Issue: Issue Winter 1999/2000

Hollywood's First Family


If ever there was a true Hollywood family, it's the Watson's, Child actors, acclaimed photojournalists and community leaders, they've witnessed the scene for almost a century.

George Watson, who invented the microfilm process, started a family photographic dynasty as the first L.A. Times news photographer in1917.  Two years later, he shot the first aerial photograph of Los Angeles, and through the 20's and 30's, photographed movie stars, murders, aviators, gangsters, and key local events around town.

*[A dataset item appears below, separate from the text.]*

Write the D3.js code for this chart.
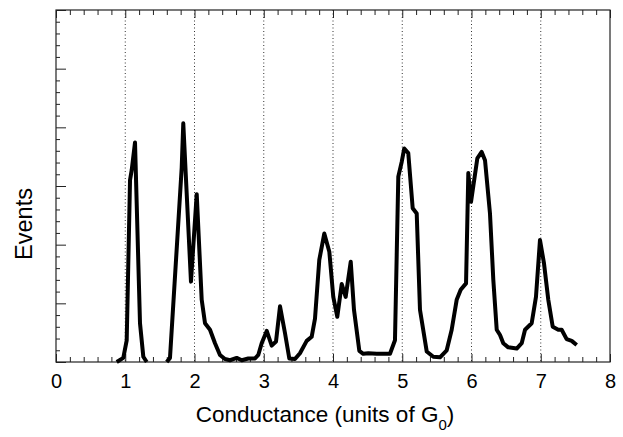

Brother Coy Watson Sr. was a stunt man, assistant director and pioneering special effects man who devised the famous rope trick in "Thief of Baghdad," where Douglas Fairbanks "floats" in midair.  He lived in Edendale (now Silverlake), across the street from the Mack Sennet Studios and had nine children - three girls and six boys.  Casting directors in need of a certain age boy, would just request "one of the Watson kids."  Altogether, they made 1,000 pictures before 1940, including "Damsel in Distress" with Fred Astaire (Harry Watson), "The Little Minister" (Billy), and "Heidi" (Delmar was Shirley Temple's goatherd pal).  Bobs, the most famous, appeared as Pee Wee in "Boys Town" with Mickey Rooney and Spencer Tracy, and Pud in "On Borrowed Time."  Four Watson worked in "Mr. Smith Goes to Washington." 

Eventually, the Watson boys all made names as photographers, starting with apprenticing at their uncle's Acme News pictures (which became United Press International Wire Photos).  After World War II, they worked for the five competing Los Angeles newspapers.  Delmar, an acclaimed photographer, captured Howard Hughes atop the Spruce Goose and covered the Black Dahlia murder for the Los Angeles Mirror.  Winning awards from, among other publications, Life Magazine.

When TV came in, the brothers quit photojournalism to shoot publicity for firms like Coldwell Banker, and celebrity publicists, Rogers & Cowan.

Since 1976, Delmar, now retired, has curated Images of  the past.  The family photographic collection, numbering over 2 million pictures, negatives and newsreel footage - comprising a virtual history of Hollywood and Los Angeles, from its golden beginnings through the present.  They're often seen on TV documentaries for the AMC and A&E networks, and local shows such as KTLA's recent 50-year retrospective.

Delmar also edited two books: "Quick Watson, the Camera," in 1975, with his uncle, and "Going Hollywood," a book of rare shots of stars at play in 1988.

Today, with Hollywood's touted rebirth, the Watsons are again in the spotlight. Exhibits on the family are running at the Hollywood Heritage Museum in the DeMille Lasky Barn, and at the Ray Hawkins Gallery in Venice.

Last April, the family - six of whom were present - was honored with a star on the Hollywood Walk of Fame as the First Family of Hollywood.